Scottish farmers will receive €70m less in direct support than they did in 2013 when payments begin next month, the Scottish government has announced.

The cut is a direct result of the budget deal hammered out in 2013 by Heads of State, the European Parliament and the European Commission. And, according to NFU Scotland (NFUS), many farmers will not have anticipated the lower payments.

Many farmers will not have anticipated the lower payments, according to NFU Scotland (NFUS).

Union chief executive Scott Walker said: “It could not have come at a worse time, given that farmgate prices have been down this year across all sectors.”

See also: CAP at a glance for UK regions

Confirming the 12% cut, Scotland’s rural affairs secretary Richard Lochhead said the reduction would have been halved if Scotland had received the controversial €223m convergence uplift, which he argued rightly belonged to Scottish farmers and crofters.

Mr Lochhead also revealed more detail on how the new CAP will be implemented in Scotland from January 2015. He said measures had been designed to target genuine farming activity and provide a fair deal for those disadvantaged under the current historic based system. These included flexibility on implementing the National Reserve and action to end so-called “slipper farming”.

“We have already won flexibilities in Europe for a National Reserve that goes beyond the mandatory categories of Young Farmers and New Entrants. Thanks to our success in the negotiations last year, past new entrants all the way back to the reference period for the SFP will receive basic payments at the regional average from day one of the new system,” he said.

“This approach will immediately address the unfair treatment faced by hundreds of farmers over the past few years, while respecting the strict conditions contained in the EU regulations.

“We are also providing best possible support for Young Farmers, who will be able to claim top-ups to their basic payment on the maximum number of hectares allowed. We will also pay out on the best land first.”

However the minister’s deal didn’t received the full backing of the NFUS.

Mr Walker said: “What has been announced today doesn’t address all the issues we have taken to the Scottish government.

“However, there has been movement by government in the past few weeks and what has been announced today is better than what was originally proposed.”

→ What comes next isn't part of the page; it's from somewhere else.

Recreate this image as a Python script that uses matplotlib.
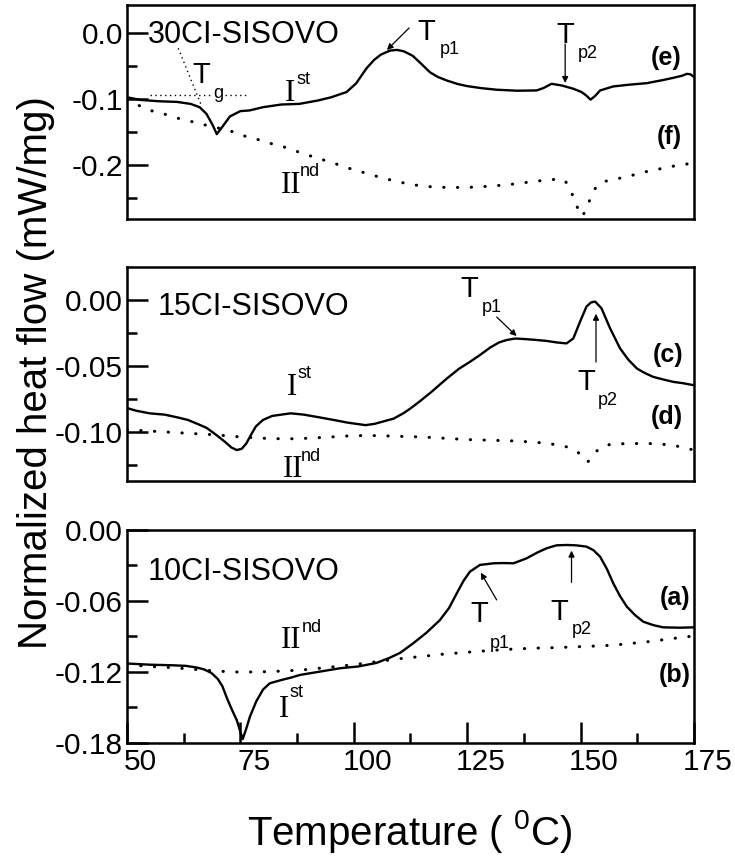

He added that the union welcomed the fact that government had listened to the concerns expressed by us and other stakeholders and made moves to broaden the national reserve to include some of the businesses who were still developing when historic entitlements were first allocated.

“It is important now that the government sits down with the union, the New Entrants Panel, and other stakeholders so we can all get a full analysis and understanding of what this will mean, particularly the move to include previous National Reserve developing businesses.”

The Scottish government is also introducing minimum activity rules which require active management on all rough grazing land if it is to qualify for CAP payments. This is the type of land used in the past for slipper farming. In the case of active management by grazing, there will be a choice of meeting a minimum stocking density or undertaking other annual activities.

Mr Lochhead said the proposed rates for Scottish Rural Development Programme (SRDP) funding would be published shortly. And he sought to reassure farmers that despite an “extremely complex” CAP, the Scottish government would ensure next year’s funds were paid as early as possible in the payment window set by Europe.

The payment window for direct farm funding goes from 1 December to 30 June the following year.